- Goal
Give back the exact lines spanning from the line with "The picture is" to the line with "from matplotlib.transforms import offset_copy", with both of those lines included and no others.

- Supplied records
★ ★ ★ ★ ★

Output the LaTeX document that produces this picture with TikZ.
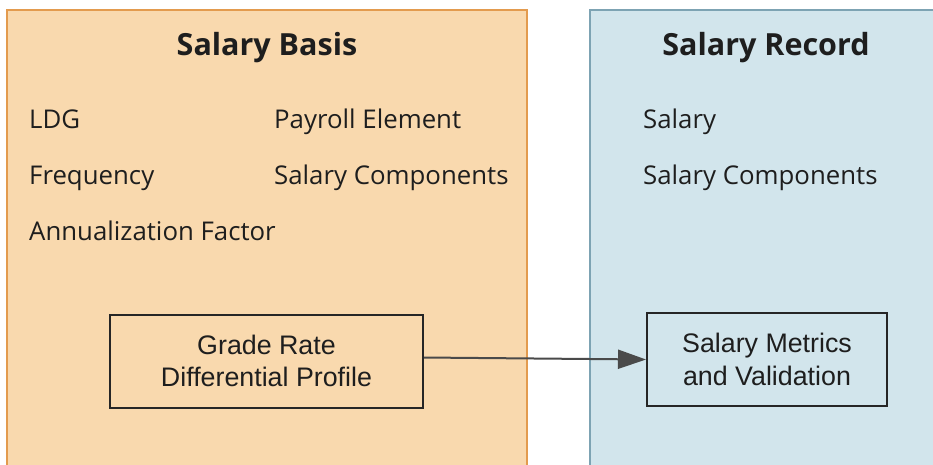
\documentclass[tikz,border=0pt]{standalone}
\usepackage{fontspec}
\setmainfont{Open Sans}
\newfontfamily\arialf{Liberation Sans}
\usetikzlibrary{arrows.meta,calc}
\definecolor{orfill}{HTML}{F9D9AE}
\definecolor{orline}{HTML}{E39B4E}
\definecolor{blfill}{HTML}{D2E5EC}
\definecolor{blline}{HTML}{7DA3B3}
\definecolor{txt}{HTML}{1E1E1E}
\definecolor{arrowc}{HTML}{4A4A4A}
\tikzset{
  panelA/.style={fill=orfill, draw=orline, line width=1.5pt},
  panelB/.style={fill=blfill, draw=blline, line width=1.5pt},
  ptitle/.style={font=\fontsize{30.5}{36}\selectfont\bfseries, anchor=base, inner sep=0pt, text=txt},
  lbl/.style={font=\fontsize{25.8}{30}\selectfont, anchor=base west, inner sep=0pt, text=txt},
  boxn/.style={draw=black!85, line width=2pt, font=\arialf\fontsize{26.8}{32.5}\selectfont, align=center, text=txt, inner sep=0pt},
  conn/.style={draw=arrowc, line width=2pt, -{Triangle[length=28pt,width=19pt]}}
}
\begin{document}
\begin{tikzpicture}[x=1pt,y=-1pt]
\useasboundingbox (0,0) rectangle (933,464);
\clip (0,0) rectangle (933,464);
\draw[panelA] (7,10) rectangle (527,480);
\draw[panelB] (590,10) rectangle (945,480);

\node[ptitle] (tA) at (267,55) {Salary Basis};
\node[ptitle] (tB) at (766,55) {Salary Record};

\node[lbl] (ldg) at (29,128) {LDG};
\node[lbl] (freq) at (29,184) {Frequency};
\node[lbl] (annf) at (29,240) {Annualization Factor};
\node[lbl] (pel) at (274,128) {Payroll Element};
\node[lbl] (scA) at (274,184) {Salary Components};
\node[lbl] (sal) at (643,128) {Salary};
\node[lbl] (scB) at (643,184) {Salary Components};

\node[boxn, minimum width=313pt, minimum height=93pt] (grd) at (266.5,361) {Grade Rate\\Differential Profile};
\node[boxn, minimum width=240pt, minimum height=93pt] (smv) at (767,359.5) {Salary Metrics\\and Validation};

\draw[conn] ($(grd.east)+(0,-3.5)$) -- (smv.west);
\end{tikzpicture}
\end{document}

★ ★ ★ ★ ★

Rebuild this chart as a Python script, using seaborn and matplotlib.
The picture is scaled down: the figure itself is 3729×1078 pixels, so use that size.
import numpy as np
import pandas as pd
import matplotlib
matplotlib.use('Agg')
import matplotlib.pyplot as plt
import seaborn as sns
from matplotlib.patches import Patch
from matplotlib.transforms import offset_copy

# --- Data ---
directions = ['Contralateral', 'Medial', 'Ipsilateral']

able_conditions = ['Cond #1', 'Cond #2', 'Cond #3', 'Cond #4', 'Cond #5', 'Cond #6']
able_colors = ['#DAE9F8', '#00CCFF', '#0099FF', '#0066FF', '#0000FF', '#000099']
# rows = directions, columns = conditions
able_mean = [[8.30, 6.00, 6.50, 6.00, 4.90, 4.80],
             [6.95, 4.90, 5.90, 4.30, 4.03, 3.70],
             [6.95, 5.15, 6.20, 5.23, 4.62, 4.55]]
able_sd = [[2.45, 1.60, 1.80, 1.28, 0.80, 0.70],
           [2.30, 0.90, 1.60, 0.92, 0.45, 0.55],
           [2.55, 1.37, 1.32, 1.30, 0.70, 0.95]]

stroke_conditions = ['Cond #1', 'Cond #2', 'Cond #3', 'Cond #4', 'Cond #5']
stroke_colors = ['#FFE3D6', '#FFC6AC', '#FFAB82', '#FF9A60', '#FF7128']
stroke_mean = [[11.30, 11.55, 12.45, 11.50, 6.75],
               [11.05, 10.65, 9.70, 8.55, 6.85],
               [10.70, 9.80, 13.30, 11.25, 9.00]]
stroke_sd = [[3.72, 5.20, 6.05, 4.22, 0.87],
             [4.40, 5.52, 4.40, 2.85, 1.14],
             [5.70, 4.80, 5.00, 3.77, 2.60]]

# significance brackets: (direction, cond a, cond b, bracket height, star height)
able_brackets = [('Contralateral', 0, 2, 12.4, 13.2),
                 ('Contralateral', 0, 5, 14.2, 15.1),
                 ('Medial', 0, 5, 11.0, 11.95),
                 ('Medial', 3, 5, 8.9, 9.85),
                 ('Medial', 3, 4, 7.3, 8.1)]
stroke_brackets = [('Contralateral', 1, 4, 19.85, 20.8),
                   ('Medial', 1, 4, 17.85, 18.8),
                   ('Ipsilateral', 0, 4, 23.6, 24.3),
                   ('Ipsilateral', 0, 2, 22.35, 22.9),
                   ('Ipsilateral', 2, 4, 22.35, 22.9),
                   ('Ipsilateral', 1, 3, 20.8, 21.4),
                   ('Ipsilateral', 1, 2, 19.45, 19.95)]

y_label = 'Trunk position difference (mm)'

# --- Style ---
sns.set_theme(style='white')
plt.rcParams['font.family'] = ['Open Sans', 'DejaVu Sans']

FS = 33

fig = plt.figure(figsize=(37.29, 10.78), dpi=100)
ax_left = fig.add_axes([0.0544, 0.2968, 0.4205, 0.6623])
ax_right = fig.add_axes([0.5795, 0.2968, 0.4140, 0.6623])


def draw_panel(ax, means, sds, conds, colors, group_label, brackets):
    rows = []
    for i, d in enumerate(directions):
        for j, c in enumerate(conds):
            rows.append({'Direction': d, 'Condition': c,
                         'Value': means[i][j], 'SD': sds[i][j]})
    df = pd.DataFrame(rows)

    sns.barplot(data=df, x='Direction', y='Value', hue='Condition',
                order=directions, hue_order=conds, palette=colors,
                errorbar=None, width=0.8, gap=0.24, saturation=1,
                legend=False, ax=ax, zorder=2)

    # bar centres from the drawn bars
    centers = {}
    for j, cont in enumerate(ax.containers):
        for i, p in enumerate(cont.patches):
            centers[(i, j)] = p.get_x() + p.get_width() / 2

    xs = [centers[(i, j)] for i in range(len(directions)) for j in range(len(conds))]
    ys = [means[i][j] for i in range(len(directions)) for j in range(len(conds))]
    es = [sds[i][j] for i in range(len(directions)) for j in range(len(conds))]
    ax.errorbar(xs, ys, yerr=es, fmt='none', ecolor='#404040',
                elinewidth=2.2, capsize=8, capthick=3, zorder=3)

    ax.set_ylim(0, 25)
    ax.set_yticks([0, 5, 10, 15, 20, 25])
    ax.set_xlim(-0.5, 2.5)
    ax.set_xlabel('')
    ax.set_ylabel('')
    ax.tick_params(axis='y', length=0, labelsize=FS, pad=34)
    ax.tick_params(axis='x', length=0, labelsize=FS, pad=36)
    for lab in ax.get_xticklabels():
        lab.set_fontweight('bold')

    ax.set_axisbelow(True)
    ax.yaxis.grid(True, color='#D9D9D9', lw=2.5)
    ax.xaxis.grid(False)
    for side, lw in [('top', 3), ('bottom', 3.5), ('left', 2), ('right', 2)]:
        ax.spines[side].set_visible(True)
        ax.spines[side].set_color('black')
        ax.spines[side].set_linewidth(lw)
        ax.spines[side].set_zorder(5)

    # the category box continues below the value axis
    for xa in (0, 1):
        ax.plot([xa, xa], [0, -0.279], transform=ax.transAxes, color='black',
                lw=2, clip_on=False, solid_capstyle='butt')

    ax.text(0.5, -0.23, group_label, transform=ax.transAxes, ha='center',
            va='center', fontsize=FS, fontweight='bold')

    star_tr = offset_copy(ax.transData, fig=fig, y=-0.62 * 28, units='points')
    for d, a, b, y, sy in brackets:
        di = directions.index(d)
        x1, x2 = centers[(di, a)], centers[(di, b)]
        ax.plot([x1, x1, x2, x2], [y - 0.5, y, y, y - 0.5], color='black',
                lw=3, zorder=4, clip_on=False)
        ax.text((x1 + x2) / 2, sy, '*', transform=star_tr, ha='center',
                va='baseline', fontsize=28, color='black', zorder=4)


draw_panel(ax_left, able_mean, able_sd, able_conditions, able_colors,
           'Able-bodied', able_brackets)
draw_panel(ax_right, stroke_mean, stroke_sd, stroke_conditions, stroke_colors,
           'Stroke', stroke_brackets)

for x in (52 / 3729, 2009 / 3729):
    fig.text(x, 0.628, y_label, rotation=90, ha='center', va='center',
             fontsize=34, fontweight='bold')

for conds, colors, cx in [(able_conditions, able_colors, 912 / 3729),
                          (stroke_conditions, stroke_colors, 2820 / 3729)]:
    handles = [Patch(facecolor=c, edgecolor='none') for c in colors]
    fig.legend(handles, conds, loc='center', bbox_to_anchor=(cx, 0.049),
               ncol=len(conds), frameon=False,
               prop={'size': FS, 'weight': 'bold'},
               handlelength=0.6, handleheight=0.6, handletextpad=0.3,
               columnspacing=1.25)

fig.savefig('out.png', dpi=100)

★ ★ ★ ★ ★

- Written response
The picture is scaled down: the figure itself is 3729×1078 pixels, so use that size.
import numpy as np
import pandas as pd
import matplotlib
matplotlib.use('Agg')
import matplotlib.pyplot as plt
import seaborn as sns
from matplotlib.patches import Patch
from matplotlib.transforms import offset_copy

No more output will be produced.